= Gilbert Aton =

English magnate

Sir Gilbert Aton (died after 10 April 1350), of West Ayton in Yorkshire, was an English landowner, soldier and administrator.

==Origins==
Born before 1289, he was the son and heir of William Aton (died before 1308), of West Ayton, and his wife Isabel, daughter of Sir Simon Vere, of Goxhill and Sproatley, and his wife Ada Bertram.

==Career==

Alleged arms of Gilbert Aton, as displayed in the Boroughbridge Roll (attributed to a tournament during the siege of Berwick in 1319)

Involved from an early age in the wars of King Edward I against the Scots, he was knighted in 1306, on the same day as the future King Edward II, who in 1308 granted him free warren in his inherited lands at Barlby, South Holme and North Holme, Welham in Malton, and Knapton.

When the last Baron Vescy, was killed at the battle of Bannockburn in 1314, he was recognised as heir to his lands at Langton, Wintringham and Malton. The relationship was remote, Vescy being his second cousin twice removed.
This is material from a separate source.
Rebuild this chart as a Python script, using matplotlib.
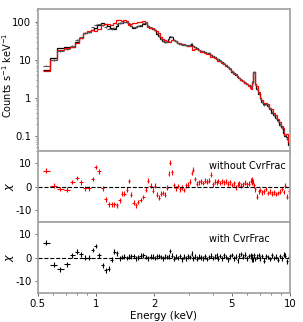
import numpy as np
import matplotlib
matplotlib.use('Agg')
import matplotlib.pyplot as plt
from matplotlib.ticker import FixedLocator, FixedFormatter, NullFormatter

plt.rcParams['axes.unicode_minus'] = False
plt.rcParams['font.family'] = 'DejaVu Sans'

# energy bin edges (keV)
edges = np.array([0.53, 0.58, 0.63, 0.68, 0.735, 0.775, 0.815, 0.86, 0.90, 0.94,
                  0.98, 1.015, 1.06, 1.10, 1.14, 1.185, 1.225, 1.26, 1.30, 1.345,
                  1.38, 1.42, 1.46, 1.50, 1.54, 1.585, 1.63, 1.67, 1.72, 1.78,
                  1.835, 1.885, 1.94, 1.985, 2.025, 2.08, 2.135, 2.185, 2.235, 2.285,
                  2.34, 2.39, 2.445, 2.50, 2.56, 2.62, 2.68, 2.74, 2.80, 2.865,
                  2.93, 3.0, 3.07, 3.14, 3.21, 3.285, 3.36, 3.44, 3.52, 3.60,
                  3.685, 3.77, 3.855, 3.945, 4.035, 4.13, 4.225, 4.32, 4.42, 4.52,
                  4.625, 4.73, 4.84, 4.95, 5.065, 5.18, 5.30, 5.42, 5.545, 5.675,
                  5.805, 5.94, 6.075, 6.215, 6.30, 6.36, 6.42, 6.48, 6.56, 6.65,
                  6.80, 6.96, 7.12, 7.28, 7.45, 7.62, 7.80, 7.98, 8.16, 8.35,
                  8.54, 8.74, 8.94, 9.15, 9.36, 9.57, 9.79, 10.0])

# observed spectrum (counts/s/keV)
counts = np.array([7.0, 9.8, 17.0, 19.0, 23.0, 33.0, 39.0, 50.0, 54.0, 71.0,
                   83.0, 85.0, 80.0, 72.0, 66.0, 64.0, 70.0, 85.0, 92.0, 95.0,
                   100.0, 98.0, 90.0, 78.0, 71.0, 72.0, 78.0, 80.0, 90.0, 92.0,
                   78.0, 71.0, 65.0, 60.0, 49.0, 42.0, 36.0, 31.0, 29.0,
                   30.0, 36.0, 42.0, 40.0, 33.0, 31.0, 28.0, 26.0, 25.0, 24.5,
                   24.3, 24.0, 24.5, 27.0, 23.0, 21.5, 20.0, 18.5, 17.3, 16.5,
                   15.8, 15.0, 15.2, 13.5, 12.5, 11.6, 10.9, 10.2, 9.6, 8.8,
                   8.0, 7.2, 6.5, 5.9, 5.0, 4.5, 4.1, 3.7, 3.35, 3.05,
                   2.8, 2.55, 2.35, 2.15, 2.0, 1.95, 2.6, 4.2, 4.8, 2.2,
                   1.7, 1.3, 0.95, 0.78, 0.66, 0.70, 0.62, 0.50, 0.43, 0.36,
                   0.30, 0.25, 0.20, 0.165, 0.135, 0.105, 0.085, 0.058])

# fractional errors
frac_err = np.array([0.04] * 39 + [0.03] * 44 + [0.04] * 10 + [0.05] * 8 + [0.08] * 6)

# residuals (chi) for both fits
res_without = np.array([6.7, 0.3, -1.1, -1.4, 1.9, 3.6, 1.7, -0.7, -0.7, 3.2,
                        8.3, 6.4, -0.7, -5.4, -7.6, -7.6, -7.6, -7.9, -5.9, -3.0,
                        -3.0, -1.4, 2.3, -3.5, -6.9, -7.9, -6.6, -5.7, -4.4, -1.4,
                        2.4, 0.3, -1.8, 0.3, -3.5, -4.8, -3.1, -2.7, -3.5,
                        -0.5, 5.4, 10.0, 6.0, 0.5, -0.8, 0.2, -1.2, -0.5, -1.5,
                        0.5, 0.8, 2.1, 5.7, 7.1, 3.2, 1.2, 1.8, 2.2, 1.5,
                        2.5, 2.0, 2.4, 5.0, 1.0, 2.0, 1.8, 2.3, 1.5, 2.2,
                        1.7, 2.0, 1.2, 1.8, 0.6, 1.4, -0.3, 0.8, 1.3, 0.4,
                        1.0, 1.6, 0.9, 1.2, 2.5, 3.0, 1.5, 2.2, 0.5, -1.2,
                        -4.3, -2.0, -1.5, -2.5, -2.0, -1.0, -2.8, -2.2, -3.0, -2.5,
                        -3.2, -2.7, -2.2, -1.0, -2.3, 0.3, -4.3, -2.0])
res_with = np.array([6.3, -3.0, -5.0, -2.8, 1.0, 2.4, 1.3, -0.1, -0.1, 3.2,
                     4.9, 1.0, -3.3, -5.4, -4.7, -0.9, 2.4, 1.7, -0.4, 0.2,
                     0.3, -0.2, 0.4, 0.5, 0.6, -0.3, 0.1, 0.8, 0.9, 0.2,
                     -0.3, 0.3, 0.4, -0.2, 0.5, 0.6, 0.2, -0.4, 0.3,
                     0.2, 0.5, 2.7, 0.8, -0.5, 0.3, -0.2, 0.6, -0.8, 0.4,
                     -0.3, 0.5, 0.2, 1.6, -0.4, 0.3, -0.5, 0.4, 0.1, -0.3,
                     0.5, -0.6, 0.2, 0.8, -0.2, 0.4, 0.9, -0.5, 0.6, -0.3,
                     1.0, 0.2, -0.7, 0.5, 1.1, -0.4, 0.3, -1.2, 0.7, 1.5,
                     0.4, 1.2, -0.3, 0.6, 1.0, -0.8, 0.4, -1.0, 0.9, -0.6,
                     0.3, 1.1, -0.4, 0.6, -1.3, 0.5, 0.2, -0.6, 0.9, -0.2,
                     0.4, -0.9, 0.6, -0.3, 1.2, 0.8, -1.6, 0.4])

cen = np.sqrt(edges[:-1] * edges[1:])
xerr = [cen - edges[:-1], edges[1:] - cen]
err = counts * frac_err
model_without = counts - res_without * err
model_with = counts - res_with * err

fig = plt.figure(figsize=(3.03, 3.22), dpi=100)
L, W = 0.1245, 0.8327
ax1 = fig.add_axes([L, 0.531, W, 0.441])
ax2 = fig.add_axes([L, 0.3106, W, 0.2204], sharex=ax1)
ax3 = fig.add_axes([L, 0.09, W, 0.2206], sharex=ax1)

ax1.errorbar(cen, counts, xerr=xerr, yerr=err, fmt='none', ecolor='0.35', elinewidth=0.8)
ax1.stairs(model_with, edges, baseline=None, color='k', lw=0.9)
ax1.stairs(model_without, edges, baseline=None, color='red', lw=0.9)
ax1.set_yscale('log')
ax1.set_ylim(0.04, 215)
ax1.set_yticks([0.1, 1, 10, 100])
ax1.set_yticklabels(['0.1', '1', '10', '100'])
ax1.set_ylabel('Counts s$^{-1}$ keV$^{-1}$', fontsize=7)
ax1.yaxis.set_label_coords(-0.094, 0.535)

ax2.errorbar(cen, res_without, xerr=xerr, yerr=np.ones_like(cen), fmt='none', ecolor='red', elinewidth=0.8)
ax2.text(0.83, 0.79, 'without CvrFrac', transform=ax2.transAxes, fontsize=7, ha='center', va='center')
ax3.errorbar(cen, res_with, xerr=xerr, yerr=np.ones_like(cen), fmt='none', ecolor='k', elinewidth=0.8)
ax3.text(0.80, 0.765, 'with CvrFrac', transform=ax3.transAxes, fontsize=7, ha='center', va='center')

for ax in (ax2, ax3):
    ax.axhline(0, color='k', ls='--', lw=0.8)
    ax.set_ylim(-15, 15)
    ax.set_yticks([-10, 0, 10])
    ax.set_ylabel('$\\chi$', fontsize=8)
    ax.yaxis.set_label_coords(-0.085, 0.5)

ax1.set_xscale('log')
ax1.set_xlim(0.5, 10)
for ax in (ax1, ax2, ax3):
    ax.xaxis.set_major_locator(FixedLocator([0.5, 1, 2, 5, 10]))
    ax.xaxis.set_major_formatter(FixedFormatter(['0.5', '1', '2', '5', '10']))
    ax.xaxis.set_minor_formatter(NullFormatter())
    ax.tick_params(labelsize=7.3, length=2.5, width=0.6, color='0.3', pad=2)
    ax.tick_params(which='minor', length=1.5, width=0.5, color='0.3')
    for s in ax.spines.values():
        s.set_color('0.65')
        s.set_linewidth(1.3)
for ax in (ax1, ax2):
    plt.setp(ax.get_xticklabels(), visible=False)
ax3.set_xlabel('Energy (keV)', fontsize=7.5, labelpad=1)

fig.savefig('out.png', dpi=100)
Part of Vescy's lands went to Antony Bek, the bishop of Durham, including Alnwick Castle which he obtained from the bishop and sold to Henry Percy, 2nd Baron Percy, whose daughter Isabel was married to his son.

As a warrior and landowner on the fringes of the aristocracy, he was summoned three times to the King's Council, in 1324, 1325 and in 1342. He made his will on 10 April 1350, naming as heir his son, to whom he had already transferred some if not all of his property, and asking to be buried at Watton Priory.

==Family==
The name of his wife has not survived and his only known child was his son William Aton.